**YOUR GOAL**
Retype the data that follows line by line, exactly, and leave its pictures out.
— Begin —
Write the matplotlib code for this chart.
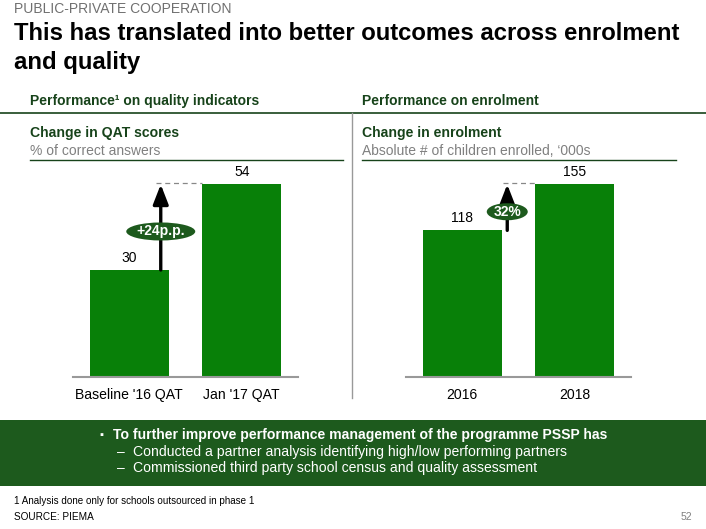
import matplotlib
matplotlib.use("Agg")
import matplotlib.pyplot as plt
from matplotlib.patches import Ellipse
from matplotlib.transforms import IdentityTransform

plt.rcParams['font.family'] = ['Liberation Sans', 'DejaVu Sans']

# ---- data ----
qat_labels = ["Baseline '16 QAT", "Jan '17 QAT"]
qat_values = [30, 54]
qat_change = "+24p.p."
enr_labels = ["2016", "2018"]
enr_values = [118, 155]
enr_change = "32%"

W, H = 706, 529
BAR = "#088008"
DARK = "#1D5A1D"
HEAD = "#17431A"
GRAY = "#808080"

fig = plt.figure(figsize=(W / 100, H / 100), dpi=100)
bg = fig.add_axes([0, 0, 1, 1], zorder=0)
bg.set_xlim(0, W)
bg.set_ylim(H, 0)
bg.axis('off')

# header texts
bg.text(14, 9, "PUBLIC-PRIVATE COOPERATION", fontsize=10, color="#707070", va='center')
bg.text(14, 33, "This has translated into better outcomes across enrolment", fontsize=17.2,
        weight='bold', color='black', va='center')
bg.text(14, 62, "and quality", fontsize=17.2, weight='bold', color='black', va='center')

bg.text(30, 101, "Performance\u00b9 on quality indicators", fontsize=10, weight='bold', color=HEAD, va='center')
bg.text(362, 101, "Performance on enrolment", fontsize=10, weight='bold', color=HEAD, va='center')
bg.plot([0, W], [113, 113], color=HEAD, lw=1.2)
bg.plot([352, 352], [113, 398], color="#999999", lw=1)

bg.text(30, 133, "Change in QAT scores", fontsize=10.1, weight='bold', color=HEAD, va='center')
bg.text(30, 151, "% of correct answers", fontsize=10, color=GRAY, va='center')
bg.plot([30, 343], [160, 160], color=HEAD, lw=1)
bg.text(362, 133, "Change in enrolment", fontsize=10.1, weight='bold', color=HEAD, va='center')
bg.text(362, 151, "Absolute # of children enrolled, \u2018000s", fontsize=10, color=GRAY, va='center')
bg.plot([362, 676], [160, 160], color=HEAD, lw=1)

# bottom band
bg.add_patch(plt.Rectangle((0, 420), W, 66, color=DARK, lw=0))
bg.text(99, 435, "\u25aa", fontsize=8, color='white', va='center')
bg.text(113, 435, "To further improve performance management of the programme PSSP has",
        fontsize=10.1, weight='bold', color='white', va='center')
bg.text(117, 452, "\u2013", fontsize=10, color='white', va='center')
bg.text(133, 452, "Conducted a partner analysis identifying high/low performing partners",
        fontsize=10.1, color='white', va='center')
bg.text(117, 468, "\u2013", fontsize=10, color='white', va='center')
bg.text(133, 468, "Commissioned third party school census and quality assessment",
        fontsize=10.1, color='white', va='center')

bg.text(14, 501, "1 Analysis done only for schools outsourced in phase 1", fontsize=7.1, color='black', va='center')
bg.text(14, 517, "SOURCE: PIEMA", fontsize=7.2, color='black', va='center')
bg.text(692, 517, "52", fontsize=7.5, color=GRAY, va='center', ha='right')


def bar_panel(left_px, labels, values, change, arrow_x, ell_y, ytop, ell_w, ell_h):
    ax = fig.add_axes([left_px / W, (H - 377) / H, 225 / W, 214 / H], zorder=2)
    ax.set_xlim(-0.5, 1.5)
    ax.set_ylim(0, ytop)
    x = [0, 1]
    ax.bar(x, values, width=0.7, color=BAR, zorder=2)
    for xi, v in zip(x, values):
        ax.text(xi, v + ytop * 0.025, f"{v}", ha='center', va='bottom', fontsize=10, color='black')
    ax.set_xticks(x)
    ax.set_xticklabels(labels, fontsize=10.1)
    ax.tick_params(axis='x', length=0, pad=8)
    ax.set_yticks([])
    for s in ['top', 'left', 'right']:
        ax.spines[s].set_visible(False)
    ax.spines['bottom'].set_color('#999999')
    ax.spines['bottom'].set_linewidth(1.5)
    ax.patch.set_alpha(0)
    # dashed guide
    ax.plot([arrow_x - 0.04, 0.65], [values[1] + ytop * 0.008] * 2, ls=(0, (4, 3)),
            color='#888888', lw=0.9, zorder=1)
    # arrow
    ax.annotate('', xy=(arrow_x, values[1]), xytext=(arrow_x, values[0]),
                arrowprops=dict(arrowstyle='-|>,head_width=0.33,head_length=0.85', lw=2.4,
                                color='black', shrinkA=0, shrinkB=0, mutation_scale=14),
                zorder=3)
    cx, cy = ax.transData.transform((arrow_x, ell_y))
    el = Ellipse((cx, cy), ell_w, ell_h, transform=IdentityTransform(), fc=DARK, ec='none',
                 zorder=4, clip_on=False)
    ax.add_artist(el)
    ax.text(arrow_x, ell_y, change, ha='center', va='center', fontsize=10, weight='bold',
            color='white', zorder=5)
    return ax


bar_panel(73, qat_labels, qat_values, qat_change, 0.28, 40.8, 60, 69, 18)
bar_panel(406, enr_labels, enr_values, enr_change, 0.40, 133, 155 * 60 / 54, 41, 17)

fig.savefig("out.png", dpi=100)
— End —
**COMPLETE ANSWER**
Write the matplotlib code for this chart.
import matplotlib
matplotlib.use("Agg")
import matplotlib.pyplot as plt
from matplotlib.patches import Ellipse
from matplotlib.transforms import IdentityTransform

plt.rcParams['font.family'] = ['Liberation Sans', 'DejaVu Sans']

# ---- data ----
qat_labels = ["Baseline '16 QAT", "Jan '17 QAT"]
qat_values = [30, 54]
qat_change = "+24p.p."
enr_labels = ["2016", "2018"]
enr_values = [118, 155]
enr_change = "32%"

W, H = 706, 529
BAR = "#088008"
DARK = "#1D5A1D"
HEAD = "#17431A"
GRAY = "#808080"

fig = plt.figure(figsize=(W / 100, H / 100), dpi=100)
bg = fig.add_axes([0, 0, 1, 1], zorder=0)
bg.set_xlim(0, W)
bg.set_ylim(H, 0)
bg.axis('off')

# header texts
bg.text(14, 9, "PUBLIC-PRIVATE COOPERATION", fontsize=10, color="#707070", va='center')
bg.text(14, 33, "This has translated into better outcomes across enrolment", fontsize=17.2,
        weight='bold', color='black', va='center')
bg.text(14, 62, "and quality", fontsize=17.2, weight='bold', color='black', va='center')

bg.text(30, 101, "Performance\u00b9 on quality indicators", fontsize=10, weight='bold', color=HEAD, va='center')
bg.text(362, 101, "Performance on enrolment", fontsize=10, weight='bold', color=HEAD, va='center')
bg.plot([0, W], [113, 113], color=HEAD, lw=1.2)
bg.plot([352, 352], [113, 398], color="#999999", lw=1)

bg.text(30, 133, "Change in QAT scores", fontsize=10.1, weight='bold', color=HEAD, va='center')
bg.text(30, 151, "% of correct answers", fontsize=10, color=GRAY, va='center')
bg.plot([30, 343], [160, 160], color=HEAD, lw=1)
bg.text(362, 133, "Change in enrolment", fontsize=10.1, weight='bold', color=HEAD, va='center')
bg.text(362, 151, "Absolute # of children enrolled, \u2018000s", fontsize=10, color=GRAY, va='center')
bg.plot([362, 676], [160, 160], color=HEAD, lw=1)

# bottom band
bg.add_patch(plt.Rectangle((0, 420), W, 66, color=DARK, lw=0))
bg.text(99, 435, "\u25aa", fontsize=8, color='white', va='center')
bg.text(113, 435, "To further improve performance management of the programme PSSP has",
        fontsize=10.1, weight='bold', color='white', va='center')
bg.text(117, 452, "\u2013", fontsize=10, color='white', va='center')
bg.text(133, 452, "Conducted a partner analysis identifying high/low performing partners",
        fontsize=10.1, color='white', va='center')
bg.text(117, 468, "\u2013", fontsize=10, color='white', va='center')
bg.text(133, 468, "Commissioned third party school census and quality assessment",
        fontsize=10.1, color='white', va='center')

bg.text(14, 501, "1 Analysis done only for schools outsourced in phase 1", fontsize=7.1, color='black', va='center')
bg.text(14, 517, "SOURCE: PIEMA", fontsize=7.2, color='black', va='center')
bg.text(692, 517, "52", fontsize=7.5, color=GRAY, va='center', ha='right')


def bar_panel(left_px, labels, values, change, arrow_x, ell_y, ytop, ell_w, ell_h):
    ax = fig.add_axes([left_px / W, (H - 377) / H, 225 / W, 214 / H], zorder=2)
    ax.set_xlim(-0.5, 1.5)
    ax.set_ylim(0, ytop)
    x = [0, 1]
    ax.bar(x, values, width=0.7, color=BAR, zorder=2)
    for xi, v in zip(x, values):
        ax.text(xi, v + ytop * 0.025, f"{v}", ha='center', va='bottom', fontsize=10, color='black')
    ax.set_xticks(x)
    ax.set_xticklabels(labels, fontsize=10.1)
    ax.tick_params(axis='x', length=0, pad=8)
    ax.set_yticks([])
    for s in ['top', 'left', 'right']:
        ax.spines[s].set_visible(False)
    ax.spines['bottom'].set_color('#999999')
    ax.spines['bottom'].set_linewidth(1.5)
    ax.patch.set_alpha(0)
    # dashed guide
    ax.plot([arrow_x - 0.04, 0.65], [values[1] + ytop * 0.008] * 2, ls=(0, (4, 3)),
            color='#888888', lw=0.9, zorder=1)
    # arrow
    ax.annotate('', xy=(arrow_x, values[1]), xytext=(arrow_x, values[0]),
                arrowprops=dict(arrowstyle='-|>,head_width=0.33,head_length=0.85', lw=2.4,
                                color='black', shrinkA=0, shrinkB=0, mutation_scale=14),
                zorder=3)
    cx, cy = ax.transData.transform((arrow_x, ell_y))
    el = Ellipse((cx, cy), ell_w, ell_h, transform=IdentityTransform(), fc=DARK, ec='none',
                 zorder=4, clip_on=False)
    ax.add_artist(el)
    ax.text(arrow_x, ell_y, change, ha='center', va='center', fontsize=10, weight='bold',
            color='white', zorder=5)
    return ax


bar_panel(73, qat_labels, qat_values, qat_change, 0.28, 40.8, 60, 69, 18)
bar_panel(406, enr_labels, enr_values, enr_change, 0.40, 133, 155 * 60 / 54, 41, 17)

fig.savefig("out.png", dpi=100)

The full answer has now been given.